## Task statement
Retype the lines from the first one in the records down to the line containing "c042_y = [1.56, 1.48, 1.36, 1.205, 1.025, 0.845, 0.67, 0.525]", counting both, and leave out any pictures.

## Records supplied
* * * * *

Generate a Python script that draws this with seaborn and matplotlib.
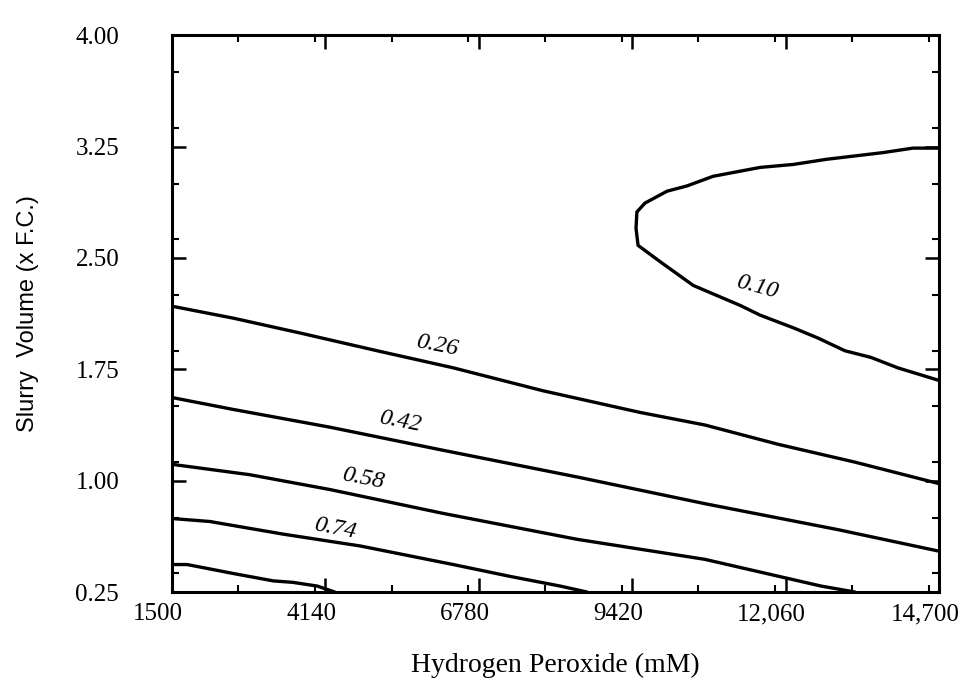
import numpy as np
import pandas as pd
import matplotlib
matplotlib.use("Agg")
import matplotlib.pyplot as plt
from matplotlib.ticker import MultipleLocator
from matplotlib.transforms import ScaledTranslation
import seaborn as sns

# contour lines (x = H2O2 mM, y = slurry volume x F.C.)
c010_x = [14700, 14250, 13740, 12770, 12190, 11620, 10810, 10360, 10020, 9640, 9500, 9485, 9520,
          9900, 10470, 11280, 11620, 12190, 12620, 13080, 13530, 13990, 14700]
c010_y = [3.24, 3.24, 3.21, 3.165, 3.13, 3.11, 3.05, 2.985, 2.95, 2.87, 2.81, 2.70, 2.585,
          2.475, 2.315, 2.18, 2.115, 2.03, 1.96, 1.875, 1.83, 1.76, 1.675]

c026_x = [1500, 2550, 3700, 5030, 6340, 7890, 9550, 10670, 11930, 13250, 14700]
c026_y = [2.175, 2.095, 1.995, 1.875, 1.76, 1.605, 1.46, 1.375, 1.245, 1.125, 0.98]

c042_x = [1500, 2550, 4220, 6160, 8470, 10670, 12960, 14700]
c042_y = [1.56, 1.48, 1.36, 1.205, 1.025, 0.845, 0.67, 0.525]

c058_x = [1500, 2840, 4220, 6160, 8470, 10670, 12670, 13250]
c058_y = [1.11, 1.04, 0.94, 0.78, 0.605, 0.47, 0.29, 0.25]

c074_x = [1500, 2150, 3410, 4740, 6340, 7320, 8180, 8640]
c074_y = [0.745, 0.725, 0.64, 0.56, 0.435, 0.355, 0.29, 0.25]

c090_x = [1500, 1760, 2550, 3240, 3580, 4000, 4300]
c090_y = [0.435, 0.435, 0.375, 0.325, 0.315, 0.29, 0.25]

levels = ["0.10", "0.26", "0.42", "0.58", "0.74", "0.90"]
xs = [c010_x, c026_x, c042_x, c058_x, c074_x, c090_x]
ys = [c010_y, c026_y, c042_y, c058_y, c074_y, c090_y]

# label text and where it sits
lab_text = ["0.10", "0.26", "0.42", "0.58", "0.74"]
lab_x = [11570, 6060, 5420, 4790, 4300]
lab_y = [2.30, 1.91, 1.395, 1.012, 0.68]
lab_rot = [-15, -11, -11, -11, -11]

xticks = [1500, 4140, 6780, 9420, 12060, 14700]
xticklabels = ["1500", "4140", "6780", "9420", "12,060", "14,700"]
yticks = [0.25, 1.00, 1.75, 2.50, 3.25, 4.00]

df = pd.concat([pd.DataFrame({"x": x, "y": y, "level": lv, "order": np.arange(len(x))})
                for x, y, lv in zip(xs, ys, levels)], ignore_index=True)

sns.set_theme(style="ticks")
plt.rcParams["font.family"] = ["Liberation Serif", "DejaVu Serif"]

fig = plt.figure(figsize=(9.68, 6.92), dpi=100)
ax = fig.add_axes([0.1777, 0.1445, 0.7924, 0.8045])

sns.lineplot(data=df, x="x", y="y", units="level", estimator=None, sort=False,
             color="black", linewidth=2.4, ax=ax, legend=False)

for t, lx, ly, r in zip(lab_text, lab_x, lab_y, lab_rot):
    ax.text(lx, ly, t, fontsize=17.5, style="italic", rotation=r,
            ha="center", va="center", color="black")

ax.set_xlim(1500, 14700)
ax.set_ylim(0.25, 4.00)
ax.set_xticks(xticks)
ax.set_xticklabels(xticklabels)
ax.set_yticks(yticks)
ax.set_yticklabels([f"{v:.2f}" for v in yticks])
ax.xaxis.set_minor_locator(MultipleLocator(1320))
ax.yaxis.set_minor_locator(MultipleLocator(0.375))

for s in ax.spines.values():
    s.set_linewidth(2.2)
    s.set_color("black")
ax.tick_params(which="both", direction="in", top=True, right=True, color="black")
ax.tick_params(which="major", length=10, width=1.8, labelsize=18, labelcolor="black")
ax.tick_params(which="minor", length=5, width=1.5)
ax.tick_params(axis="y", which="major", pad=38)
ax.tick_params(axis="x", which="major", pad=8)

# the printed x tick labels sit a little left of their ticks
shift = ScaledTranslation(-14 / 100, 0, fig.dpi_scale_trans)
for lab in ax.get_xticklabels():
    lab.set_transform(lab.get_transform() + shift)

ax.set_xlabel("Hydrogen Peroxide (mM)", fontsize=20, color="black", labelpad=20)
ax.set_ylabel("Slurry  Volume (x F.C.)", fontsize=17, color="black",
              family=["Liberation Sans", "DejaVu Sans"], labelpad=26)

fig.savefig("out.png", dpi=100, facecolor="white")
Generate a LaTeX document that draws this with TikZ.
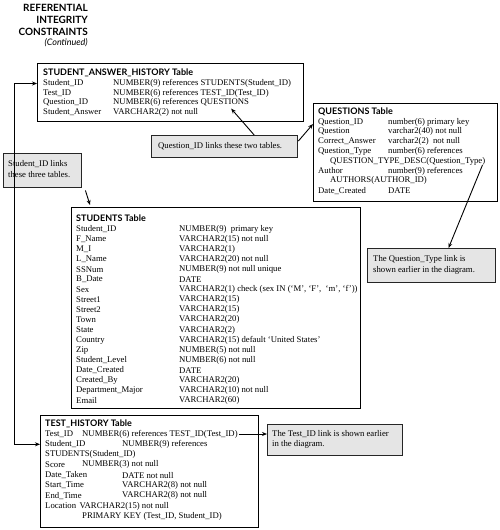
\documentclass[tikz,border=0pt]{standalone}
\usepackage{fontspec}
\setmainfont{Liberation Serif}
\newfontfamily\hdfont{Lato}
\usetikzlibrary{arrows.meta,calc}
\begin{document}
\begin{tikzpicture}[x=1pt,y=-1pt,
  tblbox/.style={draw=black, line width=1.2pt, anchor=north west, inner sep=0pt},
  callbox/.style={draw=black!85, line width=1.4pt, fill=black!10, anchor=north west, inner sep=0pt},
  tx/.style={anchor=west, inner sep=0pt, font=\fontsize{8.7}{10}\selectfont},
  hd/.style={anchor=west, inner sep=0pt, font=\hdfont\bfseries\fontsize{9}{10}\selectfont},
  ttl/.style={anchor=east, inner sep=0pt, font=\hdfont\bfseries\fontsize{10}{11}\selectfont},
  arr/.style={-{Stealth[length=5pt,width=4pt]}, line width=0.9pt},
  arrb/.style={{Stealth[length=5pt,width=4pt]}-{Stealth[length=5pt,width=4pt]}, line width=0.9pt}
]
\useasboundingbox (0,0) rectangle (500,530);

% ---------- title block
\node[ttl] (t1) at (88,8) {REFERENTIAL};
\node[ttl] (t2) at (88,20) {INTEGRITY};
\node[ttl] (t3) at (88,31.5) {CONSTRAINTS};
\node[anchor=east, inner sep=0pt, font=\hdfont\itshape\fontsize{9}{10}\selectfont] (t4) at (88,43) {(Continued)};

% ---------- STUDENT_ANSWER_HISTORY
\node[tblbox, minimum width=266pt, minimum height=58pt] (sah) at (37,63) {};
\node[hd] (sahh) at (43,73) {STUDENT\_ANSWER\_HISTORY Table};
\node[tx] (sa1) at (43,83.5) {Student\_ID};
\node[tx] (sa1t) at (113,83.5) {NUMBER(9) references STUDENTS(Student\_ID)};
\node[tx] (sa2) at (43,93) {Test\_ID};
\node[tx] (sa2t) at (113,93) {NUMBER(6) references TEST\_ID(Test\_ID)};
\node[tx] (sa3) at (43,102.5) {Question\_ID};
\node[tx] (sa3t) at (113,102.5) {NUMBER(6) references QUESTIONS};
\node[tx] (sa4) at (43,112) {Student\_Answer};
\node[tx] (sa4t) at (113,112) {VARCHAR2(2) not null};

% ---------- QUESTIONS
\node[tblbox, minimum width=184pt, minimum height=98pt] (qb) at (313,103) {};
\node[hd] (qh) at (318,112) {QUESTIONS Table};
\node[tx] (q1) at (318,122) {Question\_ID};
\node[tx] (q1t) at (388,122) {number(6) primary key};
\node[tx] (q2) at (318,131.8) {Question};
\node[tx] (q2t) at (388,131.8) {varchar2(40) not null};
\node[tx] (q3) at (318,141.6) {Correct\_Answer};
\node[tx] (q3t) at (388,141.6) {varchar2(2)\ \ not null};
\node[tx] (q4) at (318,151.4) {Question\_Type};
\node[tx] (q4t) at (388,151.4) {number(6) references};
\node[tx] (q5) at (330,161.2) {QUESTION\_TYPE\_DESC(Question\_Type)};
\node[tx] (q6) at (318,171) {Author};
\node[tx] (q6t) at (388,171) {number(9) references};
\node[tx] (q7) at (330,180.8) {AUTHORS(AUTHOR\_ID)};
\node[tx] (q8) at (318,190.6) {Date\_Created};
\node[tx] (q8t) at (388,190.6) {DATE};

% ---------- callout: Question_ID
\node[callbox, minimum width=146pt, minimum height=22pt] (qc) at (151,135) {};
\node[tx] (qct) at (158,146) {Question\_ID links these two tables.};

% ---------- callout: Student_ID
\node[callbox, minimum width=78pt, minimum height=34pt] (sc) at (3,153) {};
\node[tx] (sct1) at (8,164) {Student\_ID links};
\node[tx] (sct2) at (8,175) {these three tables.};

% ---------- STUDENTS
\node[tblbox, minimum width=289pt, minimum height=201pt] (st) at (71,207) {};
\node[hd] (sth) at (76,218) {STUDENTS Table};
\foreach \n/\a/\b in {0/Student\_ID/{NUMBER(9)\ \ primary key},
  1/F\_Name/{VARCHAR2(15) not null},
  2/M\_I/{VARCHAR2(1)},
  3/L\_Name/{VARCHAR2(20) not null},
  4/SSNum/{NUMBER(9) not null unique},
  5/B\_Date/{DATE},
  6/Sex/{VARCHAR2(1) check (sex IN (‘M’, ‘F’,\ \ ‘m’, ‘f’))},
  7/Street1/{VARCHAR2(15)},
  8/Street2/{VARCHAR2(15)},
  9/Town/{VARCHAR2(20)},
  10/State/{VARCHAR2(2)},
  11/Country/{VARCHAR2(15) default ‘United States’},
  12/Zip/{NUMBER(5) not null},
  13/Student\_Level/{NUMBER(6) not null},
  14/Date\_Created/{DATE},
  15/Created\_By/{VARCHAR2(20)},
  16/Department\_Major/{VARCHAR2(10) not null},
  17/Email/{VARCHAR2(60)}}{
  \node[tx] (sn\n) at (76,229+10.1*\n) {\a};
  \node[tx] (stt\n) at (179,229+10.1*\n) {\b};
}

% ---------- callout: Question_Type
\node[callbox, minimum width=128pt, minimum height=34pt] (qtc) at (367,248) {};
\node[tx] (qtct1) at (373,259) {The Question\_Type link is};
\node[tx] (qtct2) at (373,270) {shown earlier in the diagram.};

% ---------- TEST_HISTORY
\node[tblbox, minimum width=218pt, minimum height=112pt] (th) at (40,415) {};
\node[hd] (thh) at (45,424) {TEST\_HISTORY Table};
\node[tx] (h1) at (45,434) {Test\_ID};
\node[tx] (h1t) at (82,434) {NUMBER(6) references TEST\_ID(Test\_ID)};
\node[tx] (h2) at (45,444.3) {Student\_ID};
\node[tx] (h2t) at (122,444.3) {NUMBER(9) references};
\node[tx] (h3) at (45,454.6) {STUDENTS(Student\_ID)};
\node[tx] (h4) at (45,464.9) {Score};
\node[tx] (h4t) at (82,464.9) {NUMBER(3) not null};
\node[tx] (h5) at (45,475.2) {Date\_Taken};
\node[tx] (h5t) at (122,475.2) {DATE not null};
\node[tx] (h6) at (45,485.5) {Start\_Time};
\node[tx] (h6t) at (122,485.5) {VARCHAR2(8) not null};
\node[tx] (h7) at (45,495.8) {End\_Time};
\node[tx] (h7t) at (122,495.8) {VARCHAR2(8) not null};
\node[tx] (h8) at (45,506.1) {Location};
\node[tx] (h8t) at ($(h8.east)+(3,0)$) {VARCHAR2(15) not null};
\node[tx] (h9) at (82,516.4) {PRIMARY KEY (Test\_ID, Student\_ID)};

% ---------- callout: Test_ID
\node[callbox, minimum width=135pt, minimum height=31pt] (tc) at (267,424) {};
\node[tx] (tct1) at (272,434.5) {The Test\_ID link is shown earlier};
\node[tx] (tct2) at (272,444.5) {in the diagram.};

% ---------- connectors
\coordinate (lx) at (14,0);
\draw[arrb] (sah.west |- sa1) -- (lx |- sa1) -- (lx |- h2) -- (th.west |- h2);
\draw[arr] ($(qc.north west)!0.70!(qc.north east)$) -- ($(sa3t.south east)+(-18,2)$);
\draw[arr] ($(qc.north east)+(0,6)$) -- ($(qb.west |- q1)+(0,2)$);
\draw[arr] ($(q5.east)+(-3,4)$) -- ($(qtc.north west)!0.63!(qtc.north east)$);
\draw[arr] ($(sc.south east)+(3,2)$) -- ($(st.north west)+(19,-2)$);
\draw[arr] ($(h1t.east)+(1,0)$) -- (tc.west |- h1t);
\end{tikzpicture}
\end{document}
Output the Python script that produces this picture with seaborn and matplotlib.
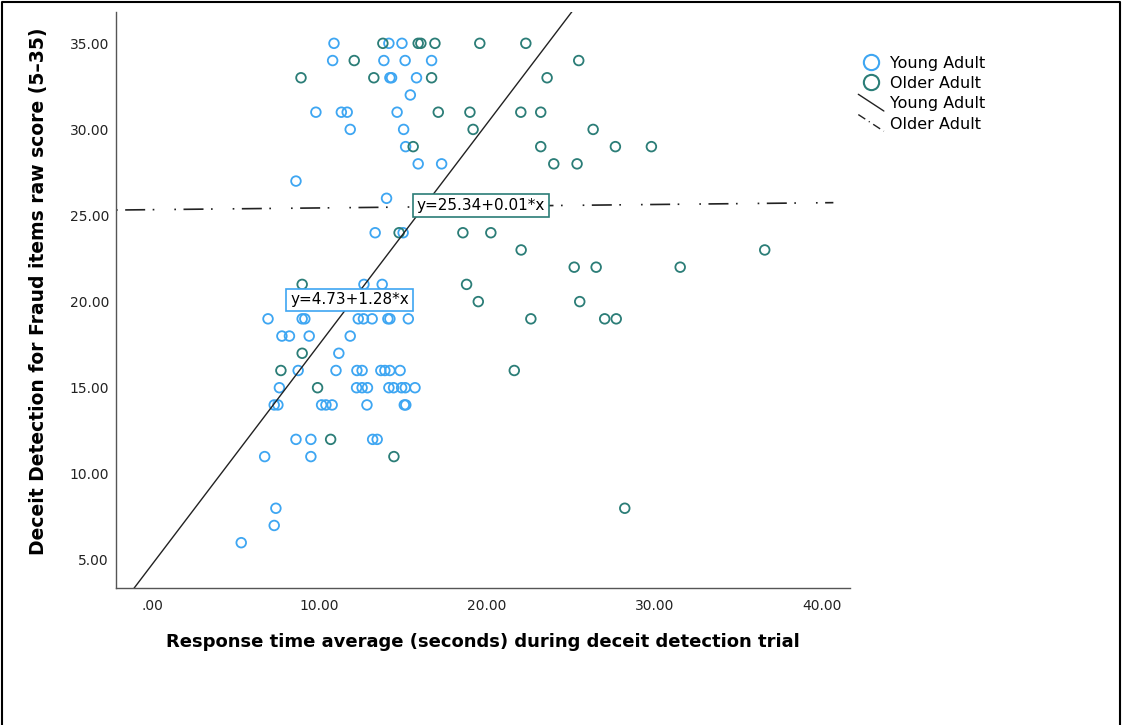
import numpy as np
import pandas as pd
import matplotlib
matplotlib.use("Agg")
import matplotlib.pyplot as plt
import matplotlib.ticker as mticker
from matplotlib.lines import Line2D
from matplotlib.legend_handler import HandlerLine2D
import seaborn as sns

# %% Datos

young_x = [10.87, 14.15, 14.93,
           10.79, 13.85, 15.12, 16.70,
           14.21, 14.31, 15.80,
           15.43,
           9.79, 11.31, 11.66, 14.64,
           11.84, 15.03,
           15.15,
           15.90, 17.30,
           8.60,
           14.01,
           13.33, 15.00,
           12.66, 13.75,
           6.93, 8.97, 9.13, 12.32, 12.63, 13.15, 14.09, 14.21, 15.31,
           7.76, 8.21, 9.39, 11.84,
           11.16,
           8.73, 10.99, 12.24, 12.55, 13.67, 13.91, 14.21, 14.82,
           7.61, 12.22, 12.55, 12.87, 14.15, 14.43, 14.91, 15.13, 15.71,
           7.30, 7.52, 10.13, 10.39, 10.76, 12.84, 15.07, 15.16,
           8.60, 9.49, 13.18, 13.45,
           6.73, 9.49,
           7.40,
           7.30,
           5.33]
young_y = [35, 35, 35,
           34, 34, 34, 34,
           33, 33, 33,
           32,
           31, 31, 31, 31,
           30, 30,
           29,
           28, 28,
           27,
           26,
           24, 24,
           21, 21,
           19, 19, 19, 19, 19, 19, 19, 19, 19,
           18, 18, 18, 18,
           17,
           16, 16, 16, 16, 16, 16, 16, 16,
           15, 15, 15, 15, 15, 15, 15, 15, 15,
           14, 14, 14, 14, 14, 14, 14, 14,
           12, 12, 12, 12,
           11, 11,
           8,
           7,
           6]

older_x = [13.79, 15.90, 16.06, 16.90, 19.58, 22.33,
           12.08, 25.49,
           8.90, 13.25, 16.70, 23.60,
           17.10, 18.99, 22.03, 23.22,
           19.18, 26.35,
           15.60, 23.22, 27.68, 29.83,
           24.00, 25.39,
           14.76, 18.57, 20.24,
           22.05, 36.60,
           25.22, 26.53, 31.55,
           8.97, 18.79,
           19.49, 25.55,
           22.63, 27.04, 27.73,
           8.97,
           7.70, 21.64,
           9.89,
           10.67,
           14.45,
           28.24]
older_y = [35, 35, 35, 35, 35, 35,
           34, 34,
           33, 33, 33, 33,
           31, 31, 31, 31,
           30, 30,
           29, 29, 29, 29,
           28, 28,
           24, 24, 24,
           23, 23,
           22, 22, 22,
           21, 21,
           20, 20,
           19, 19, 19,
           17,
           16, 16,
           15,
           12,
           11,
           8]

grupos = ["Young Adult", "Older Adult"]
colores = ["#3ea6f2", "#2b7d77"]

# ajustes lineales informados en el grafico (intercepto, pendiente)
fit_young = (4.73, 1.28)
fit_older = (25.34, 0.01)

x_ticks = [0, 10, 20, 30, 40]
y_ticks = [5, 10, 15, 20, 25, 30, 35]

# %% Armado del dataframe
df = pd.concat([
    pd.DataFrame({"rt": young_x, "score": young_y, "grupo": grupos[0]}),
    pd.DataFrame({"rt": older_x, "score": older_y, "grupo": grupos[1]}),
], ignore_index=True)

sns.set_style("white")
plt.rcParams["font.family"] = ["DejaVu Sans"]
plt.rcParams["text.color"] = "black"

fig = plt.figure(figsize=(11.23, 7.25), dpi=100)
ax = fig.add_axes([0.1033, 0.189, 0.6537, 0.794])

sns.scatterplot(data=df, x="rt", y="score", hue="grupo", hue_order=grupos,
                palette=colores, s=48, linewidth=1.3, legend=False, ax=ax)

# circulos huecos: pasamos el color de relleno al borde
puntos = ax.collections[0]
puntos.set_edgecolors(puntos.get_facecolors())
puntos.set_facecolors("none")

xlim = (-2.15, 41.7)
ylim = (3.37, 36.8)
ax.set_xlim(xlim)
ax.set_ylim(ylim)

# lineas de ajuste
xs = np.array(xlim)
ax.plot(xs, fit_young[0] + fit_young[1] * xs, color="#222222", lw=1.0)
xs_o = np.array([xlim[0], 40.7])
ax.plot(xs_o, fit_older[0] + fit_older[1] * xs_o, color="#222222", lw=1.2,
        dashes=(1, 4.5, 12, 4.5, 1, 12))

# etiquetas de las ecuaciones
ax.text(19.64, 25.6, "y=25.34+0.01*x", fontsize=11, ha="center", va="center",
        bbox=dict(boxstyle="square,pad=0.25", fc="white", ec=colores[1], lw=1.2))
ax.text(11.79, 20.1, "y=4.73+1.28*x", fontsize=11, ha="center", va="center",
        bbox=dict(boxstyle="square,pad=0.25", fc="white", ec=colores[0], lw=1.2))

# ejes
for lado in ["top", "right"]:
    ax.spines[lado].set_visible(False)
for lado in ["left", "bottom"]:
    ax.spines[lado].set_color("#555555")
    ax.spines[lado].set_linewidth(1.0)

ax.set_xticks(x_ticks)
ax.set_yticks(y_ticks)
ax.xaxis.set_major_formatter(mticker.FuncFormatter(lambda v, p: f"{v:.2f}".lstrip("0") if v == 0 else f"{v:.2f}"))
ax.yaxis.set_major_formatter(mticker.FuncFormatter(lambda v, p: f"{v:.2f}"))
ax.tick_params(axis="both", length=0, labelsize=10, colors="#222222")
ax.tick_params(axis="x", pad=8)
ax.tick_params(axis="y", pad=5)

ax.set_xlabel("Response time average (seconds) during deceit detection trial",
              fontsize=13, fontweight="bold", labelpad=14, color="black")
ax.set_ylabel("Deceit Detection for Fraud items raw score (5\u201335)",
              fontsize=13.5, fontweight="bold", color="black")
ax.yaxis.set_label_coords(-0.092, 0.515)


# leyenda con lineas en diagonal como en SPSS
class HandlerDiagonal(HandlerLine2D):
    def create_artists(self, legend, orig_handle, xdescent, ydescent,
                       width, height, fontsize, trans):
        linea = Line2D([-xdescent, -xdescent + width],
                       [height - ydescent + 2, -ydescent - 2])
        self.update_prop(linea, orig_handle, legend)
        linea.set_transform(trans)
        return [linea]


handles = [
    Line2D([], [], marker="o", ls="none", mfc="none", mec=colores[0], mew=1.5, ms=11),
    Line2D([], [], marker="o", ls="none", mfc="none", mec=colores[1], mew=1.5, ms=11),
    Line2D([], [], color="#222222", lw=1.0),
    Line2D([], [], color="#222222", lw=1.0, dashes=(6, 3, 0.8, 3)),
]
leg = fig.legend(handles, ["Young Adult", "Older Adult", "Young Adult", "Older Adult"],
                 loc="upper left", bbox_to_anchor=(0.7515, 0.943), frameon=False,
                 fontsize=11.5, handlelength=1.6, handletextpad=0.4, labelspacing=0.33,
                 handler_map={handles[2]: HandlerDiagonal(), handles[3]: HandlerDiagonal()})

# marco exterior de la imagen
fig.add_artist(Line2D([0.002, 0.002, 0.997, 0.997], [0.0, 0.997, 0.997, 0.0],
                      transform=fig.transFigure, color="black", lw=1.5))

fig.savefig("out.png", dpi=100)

* * * * *

## Answer to this problem
Generate a Python script that draws this with seaborn and matplotlib.
import numpy as np
import pandas as pd
import matplotlib
matplotlib.use("Agg")
import matplotlib.pyplot as plt
from matplotlib.ticker import MultipleLocator
from matplotlib.transforms import ScaledTranslation
import seaborn as sns

# contour lines (x = H2O2 mM, y = slurry volume x F.C.)
c010_x = [14700, 14250, 13740, 12770, 12190, 11620, 10810, 10360, 10020, 9640, 9500, 9485, 9520,
          9900, 10470, 11280, 11620, 12190, 12620, 13080, 13530, 13990, 14700]
c010_y = [3.24, 3.24, 3.21, 3.165, 3.13, 3.11, 3.05, 2.985, 2.95, 2.87, 2.81, 2.70, 2.585,
          2.475, 2.315, 2.18, 2.115, 2.03, 1.96, 1.875, 1.83, 1.76, 1.675]

c026_x = [1500, 2550, 3700, 5030, 6340, 7890, 9550, 10670, 11930, 13250, 14700]
c026_y = [2.175, 2.095, 1.995, 1.875, 1.76, 1.605, 1.46, 1.375, 1.245, 1.125, 0.98]

c042_x = [1500, 2550, 4220, 6160, 8470, 10670, 12960, 14700]
c042_y = [1.56, 1.48, 1.36, 1.205, 1.025, 0.845, 0.67, 0.525]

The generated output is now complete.